Let me paint a scenario…..

An employee comes to see me. They do that sometimes as a last resort when everyone else is busy or on holiday or hiding in the cupboards. They have an issue they want to talk through.

Their boss they feel is over controlling. Wanting to know the ins and outs of their ever action and move, not allowing them to take decisions about their work, criticizing their appearance and making their life a misery. I ask for examples and we talk a little bit about a few things that have happened. The employee says they don’t know what to do they feel so stupid and are thinking of resigning and looking elsewhere.

I ask some questions.

“Do you think you should be able to make these decisions?” They reply that they do.

“Do you think that you are being unreasonable?” They reply that they are not.

“So”, I ask them, “Who do you think is at fault here?”

We talk some more and it becomes clear they are scared. They are scared of the repercussions. They are choosing the path of least resistance. They apologise when they have done nothing wrong. They allow elements of their work to be controlled, when they believe that it is wrong. They do this to take away the pain.

The pain of the picking and shouting and criticism.

Standing up is not an option they tell me, it just makes it worse. Last time they questioned him (and it could only be a him) he made their life a misery for weeks.

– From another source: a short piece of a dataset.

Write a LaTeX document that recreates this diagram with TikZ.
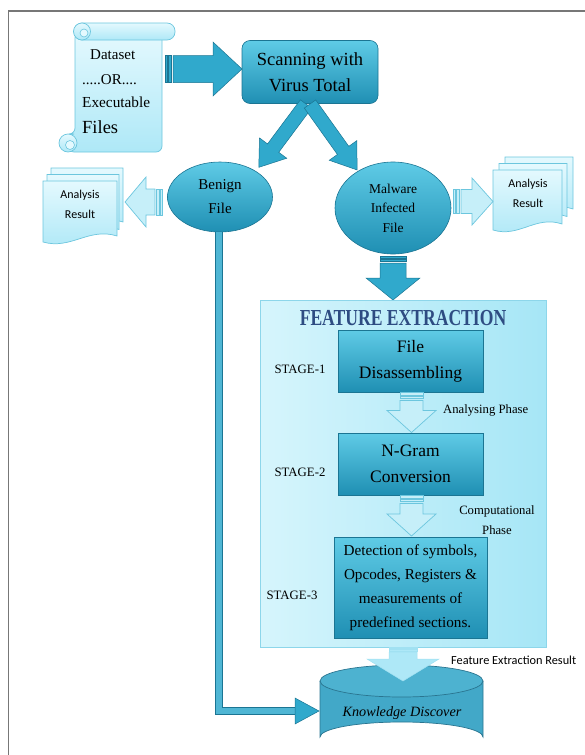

We talk about motives. Why he is behaving like this. Is it because he actually believes he should have the control? Is it because things are being done badly? Is it because when he is angry he just needs to kick some one?

We talk about actions and reactions. The triggers that make people behave the way they do. We talk about blame. We talk about neutrality and the ability not to automatically apologise when being shouted at. We talk about help and support. We talk about self esteem.

At the end I have mixed emotions. My natural instinct is to administer my own kind of justice on the situation. I won’t lie. And I’m not talking a nice bit of counselling and a formal process. But sometimes perhaps people need to do these things for themselves knowing that you are there for them as support.

It’s hard sometimes to stand aside, but I truly hope they know that I am there for them.